#### WHAT THIS TASK INVOLVES
Copy verbatim the material from its first line to the line that holds "T_VZERO = [0.0, 2.25]", including that line.

#### DATA SECTION
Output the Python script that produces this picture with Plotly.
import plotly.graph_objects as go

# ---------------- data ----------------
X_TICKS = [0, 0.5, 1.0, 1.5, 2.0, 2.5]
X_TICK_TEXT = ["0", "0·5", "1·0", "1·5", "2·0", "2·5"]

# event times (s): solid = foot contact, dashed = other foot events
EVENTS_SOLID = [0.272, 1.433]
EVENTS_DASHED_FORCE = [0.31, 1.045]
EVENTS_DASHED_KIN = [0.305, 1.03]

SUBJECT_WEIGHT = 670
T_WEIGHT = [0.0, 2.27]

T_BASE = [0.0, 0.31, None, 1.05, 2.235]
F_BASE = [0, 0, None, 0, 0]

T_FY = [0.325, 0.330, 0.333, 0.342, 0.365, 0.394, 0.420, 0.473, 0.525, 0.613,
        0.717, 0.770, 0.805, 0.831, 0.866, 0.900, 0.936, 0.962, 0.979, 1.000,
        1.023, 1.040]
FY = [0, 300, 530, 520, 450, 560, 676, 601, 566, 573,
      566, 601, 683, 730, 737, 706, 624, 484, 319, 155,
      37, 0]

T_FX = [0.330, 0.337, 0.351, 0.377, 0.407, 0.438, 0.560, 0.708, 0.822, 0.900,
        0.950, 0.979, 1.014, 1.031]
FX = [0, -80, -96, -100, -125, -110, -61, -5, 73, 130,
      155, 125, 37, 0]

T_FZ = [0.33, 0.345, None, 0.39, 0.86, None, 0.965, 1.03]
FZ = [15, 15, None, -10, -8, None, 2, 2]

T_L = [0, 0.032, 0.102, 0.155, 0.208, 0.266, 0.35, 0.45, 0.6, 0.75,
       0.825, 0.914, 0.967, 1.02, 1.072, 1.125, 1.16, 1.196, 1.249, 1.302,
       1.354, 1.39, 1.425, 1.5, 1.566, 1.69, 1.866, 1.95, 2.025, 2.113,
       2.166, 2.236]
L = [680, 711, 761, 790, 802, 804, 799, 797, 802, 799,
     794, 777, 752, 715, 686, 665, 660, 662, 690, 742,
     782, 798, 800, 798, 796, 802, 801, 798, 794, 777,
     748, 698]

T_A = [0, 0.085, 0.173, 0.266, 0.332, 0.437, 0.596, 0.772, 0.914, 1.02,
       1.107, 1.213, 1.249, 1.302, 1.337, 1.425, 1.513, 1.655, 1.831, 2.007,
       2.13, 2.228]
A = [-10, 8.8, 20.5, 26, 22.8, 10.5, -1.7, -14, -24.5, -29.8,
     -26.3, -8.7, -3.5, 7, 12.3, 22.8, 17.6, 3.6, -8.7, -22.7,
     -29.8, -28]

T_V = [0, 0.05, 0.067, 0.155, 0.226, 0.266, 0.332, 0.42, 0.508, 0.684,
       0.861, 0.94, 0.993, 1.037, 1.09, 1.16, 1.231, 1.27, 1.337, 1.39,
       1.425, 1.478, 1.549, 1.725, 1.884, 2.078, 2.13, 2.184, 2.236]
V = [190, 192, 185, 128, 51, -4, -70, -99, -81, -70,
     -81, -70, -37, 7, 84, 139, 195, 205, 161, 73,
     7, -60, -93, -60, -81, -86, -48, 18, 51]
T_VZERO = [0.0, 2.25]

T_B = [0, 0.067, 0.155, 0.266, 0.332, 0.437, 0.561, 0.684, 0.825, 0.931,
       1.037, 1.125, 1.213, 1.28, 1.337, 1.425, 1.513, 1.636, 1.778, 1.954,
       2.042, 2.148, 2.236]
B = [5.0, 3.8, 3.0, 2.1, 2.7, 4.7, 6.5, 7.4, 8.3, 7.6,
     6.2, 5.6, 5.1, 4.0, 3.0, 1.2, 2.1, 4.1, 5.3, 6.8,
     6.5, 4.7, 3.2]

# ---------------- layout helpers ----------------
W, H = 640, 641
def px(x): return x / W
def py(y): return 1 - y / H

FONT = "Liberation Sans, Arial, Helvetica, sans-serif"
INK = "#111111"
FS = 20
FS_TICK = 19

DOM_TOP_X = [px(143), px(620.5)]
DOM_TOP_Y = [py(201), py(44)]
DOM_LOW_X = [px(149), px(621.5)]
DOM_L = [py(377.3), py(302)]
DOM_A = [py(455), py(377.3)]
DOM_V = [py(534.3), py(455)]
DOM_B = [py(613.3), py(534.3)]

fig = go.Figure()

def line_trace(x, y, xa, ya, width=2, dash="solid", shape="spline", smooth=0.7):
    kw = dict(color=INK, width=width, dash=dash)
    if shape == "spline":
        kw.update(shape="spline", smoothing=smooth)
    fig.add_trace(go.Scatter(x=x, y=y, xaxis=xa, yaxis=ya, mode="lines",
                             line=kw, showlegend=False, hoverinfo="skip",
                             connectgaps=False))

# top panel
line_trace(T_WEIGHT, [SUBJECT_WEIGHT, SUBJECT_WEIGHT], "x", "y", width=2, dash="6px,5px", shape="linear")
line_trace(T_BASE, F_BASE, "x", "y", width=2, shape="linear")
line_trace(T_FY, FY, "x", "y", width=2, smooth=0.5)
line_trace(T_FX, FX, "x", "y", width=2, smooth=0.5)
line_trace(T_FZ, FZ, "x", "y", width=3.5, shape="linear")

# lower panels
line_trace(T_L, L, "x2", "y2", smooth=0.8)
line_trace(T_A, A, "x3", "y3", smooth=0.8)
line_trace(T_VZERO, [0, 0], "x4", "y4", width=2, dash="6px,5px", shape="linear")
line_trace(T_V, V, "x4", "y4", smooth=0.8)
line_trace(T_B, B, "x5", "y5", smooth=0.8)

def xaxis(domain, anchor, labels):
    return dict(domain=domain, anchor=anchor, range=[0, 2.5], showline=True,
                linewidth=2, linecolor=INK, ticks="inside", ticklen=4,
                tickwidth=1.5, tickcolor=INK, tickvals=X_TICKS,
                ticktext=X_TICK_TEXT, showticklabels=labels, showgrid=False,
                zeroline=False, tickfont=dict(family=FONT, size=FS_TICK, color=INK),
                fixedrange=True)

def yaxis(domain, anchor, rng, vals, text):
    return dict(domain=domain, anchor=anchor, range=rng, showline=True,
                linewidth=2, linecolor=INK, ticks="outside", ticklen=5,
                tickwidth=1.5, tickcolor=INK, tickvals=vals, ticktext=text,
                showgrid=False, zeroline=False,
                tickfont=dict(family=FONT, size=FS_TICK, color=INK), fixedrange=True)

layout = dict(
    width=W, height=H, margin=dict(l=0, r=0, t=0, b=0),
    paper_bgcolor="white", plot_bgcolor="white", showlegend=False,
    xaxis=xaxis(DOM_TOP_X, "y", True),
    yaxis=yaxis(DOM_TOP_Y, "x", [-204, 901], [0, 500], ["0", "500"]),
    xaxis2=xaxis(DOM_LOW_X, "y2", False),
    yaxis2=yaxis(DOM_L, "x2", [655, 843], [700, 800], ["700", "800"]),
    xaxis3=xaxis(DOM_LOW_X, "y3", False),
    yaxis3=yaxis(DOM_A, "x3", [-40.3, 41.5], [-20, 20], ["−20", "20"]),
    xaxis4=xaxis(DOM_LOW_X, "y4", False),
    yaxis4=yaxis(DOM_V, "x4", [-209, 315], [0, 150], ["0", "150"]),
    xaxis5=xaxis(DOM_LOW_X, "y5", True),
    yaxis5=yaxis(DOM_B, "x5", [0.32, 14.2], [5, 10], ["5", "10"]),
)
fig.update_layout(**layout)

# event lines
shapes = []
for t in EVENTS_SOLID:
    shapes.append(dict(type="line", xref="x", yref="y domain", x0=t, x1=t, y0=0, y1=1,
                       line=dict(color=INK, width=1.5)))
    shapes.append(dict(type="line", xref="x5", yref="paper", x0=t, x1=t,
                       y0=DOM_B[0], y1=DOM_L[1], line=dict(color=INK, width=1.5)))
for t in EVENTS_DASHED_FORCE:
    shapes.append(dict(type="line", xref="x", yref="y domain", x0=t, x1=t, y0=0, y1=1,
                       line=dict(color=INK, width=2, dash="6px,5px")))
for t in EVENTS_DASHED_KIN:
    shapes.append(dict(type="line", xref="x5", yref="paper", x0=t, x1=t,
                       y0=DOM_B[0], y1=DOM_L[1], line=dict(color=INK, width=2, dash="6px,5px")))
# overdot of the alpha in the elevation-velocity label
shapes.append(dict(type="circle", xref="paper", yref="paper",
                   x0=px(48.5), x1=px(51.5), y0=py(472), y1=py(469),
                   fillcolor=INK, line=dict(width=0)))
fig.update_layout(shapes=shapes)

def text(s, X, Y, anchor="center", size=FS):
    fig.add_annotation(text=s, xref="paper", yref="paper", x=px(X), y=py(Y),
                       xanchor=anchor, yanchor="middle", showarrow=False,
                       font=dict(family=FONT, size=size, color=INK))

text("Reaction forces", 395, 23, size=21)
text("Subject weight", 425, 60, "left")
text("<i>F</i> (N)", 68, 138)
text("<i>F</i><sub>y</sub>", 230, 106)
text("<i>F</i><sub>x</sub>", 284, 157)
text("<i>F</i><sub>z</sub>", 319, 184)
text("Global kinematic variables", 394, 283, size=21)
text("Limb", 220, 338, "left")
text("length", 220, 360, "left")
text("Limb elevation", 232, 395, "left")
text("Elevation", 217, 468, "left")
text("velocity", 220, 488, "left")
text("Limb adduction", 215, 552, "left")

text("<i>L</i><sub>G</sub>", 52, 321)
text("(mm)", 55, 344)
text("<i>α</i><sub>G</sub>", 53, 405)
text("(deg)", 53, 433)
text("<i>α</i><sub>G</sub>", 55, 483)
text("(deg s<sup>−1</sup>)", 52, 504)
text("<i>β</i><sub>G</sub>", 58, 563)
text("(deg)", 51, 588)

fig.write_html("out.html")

#### REPLY
Output the Python script that produces this picture with Plotly.
import plotly.graph_objects as go

# ---------------- data ----------------
X_TICKS = [0, 0.5, 1.0, 1.5, 2.0, 2.5]
X_TICK_TEXT = ["0", "0·5", "1·0", "1·5", "2·0", "2·5"]

# event times (s): solid = foot contact, dashed = other foot events
EVENTS_SOLID = [0.272, 1.433]
EVENTS_DASHED_FORCE = [0.31, 1.045]
EVENTS_DASHED_KIN = [0.305, 1.03]

SUBJECT_WEIGHT = 670
T_WEIGHT = [0.0, 2.27]

T_BASE = [0.0, 0.31, None, 1.05, 2.235]
F_BASE = [0, 0, None, 0, 0]

T_FY = [0.325, 0.330, 0.333, 0.342, 0.365, 0.394, 0.420, 0.473, 0.525, 0.613,
        0.717, 0.770, 0.805, 0.831, 0.866, 0.900, 0.936, 0.962, 0.979, 1.000,
        1.023, 1.040]
FY = [0, 300, 530, 520, 450, 560, 676, 601, 566, 573,
      566, 601, 683, 730, 737, 706, 624, 484, 319, 155,
      37, 0]

T_FX = [0.330, 0.337, 0.351, 0.377, 0.407, 0.438, 0.560, 0.708, 0.822, 0.900,
        0.950, 0.979, 1.014, 1.031]
FX = [0, -80, -96, -100, -125, -110, -61, -5, 73, 130,
      155, 125, 37, 0]

T_FZ = [0.33, 0.345, None, 0.39, 0.86, None, 0.965, 1.03]
FZ = [15, 15, None, -10, -8, None, 2, 2]

T_L = [0, 0.032, 0.102, 0.155, 0.208, 0.266, 0.35, 0.45, 0.6, 0.75,
       0.825, 0.914, 0.967, 1.02, 1.072, 1.125, 1.16, 1.196, 1.249, 1.302,
       1.354, 1.39, 1.425, 1.5, 1.566, 1.69, 1.866, 1.95, 2.025, 2.113,
       2.166, 2.236]
L = [680, 711, 761, 790, 802, 804, 799, 797, 802, 799,
     794, 777, 752, 715, 686, 665, 660, 662, 690, 742,
     782, 798, 800, 798, 796, 802, 801, 798, 794, 777,
     748, 698]

T_A = [0, 0.085, 0.173, 0.266, 0.332, 0.437, 0.596, 0.772, 0.914, 1.02,
       1.107, 1.213, 1.249, 1.302, 1.337, 1.425, 1.513, 1.655, 1.831, 2.007,
       2.13, 2.228]
A = [-10, 8.8, 20.5, 26, 22.8, 10.5, -1.7, -14, -24.5, -29.8,
     -26.3, -8.7, -3.5, 7, 12.3, 22.8, 17.6, 3.6, -8.7, -22.7,
     -29.8, -28]

T_V = [0, 0.05, 0.067, 0.155, 0.226, 0.266, 0.332, 0.42, 0.508, 0.684,
       0.861, 0.94, 0.993, 1.037, 1.09, 1.16, 1.231, 1.27, 1.337, 1.39,
       1.425, 1.478, 1.549, 1.725, 1.884, 2.078, 2.13, 2.184, 2.236]
V = [190, 192, 185, 128, 51, -4, -70, -99, -81, -70,
     -81, -70, -37, 7, 84, 139, 195, 205, 161, 73,
     7, -60, -93, -60, -81, -86, -48, 18, 51]
T_VZERO = [0.0, 2.25]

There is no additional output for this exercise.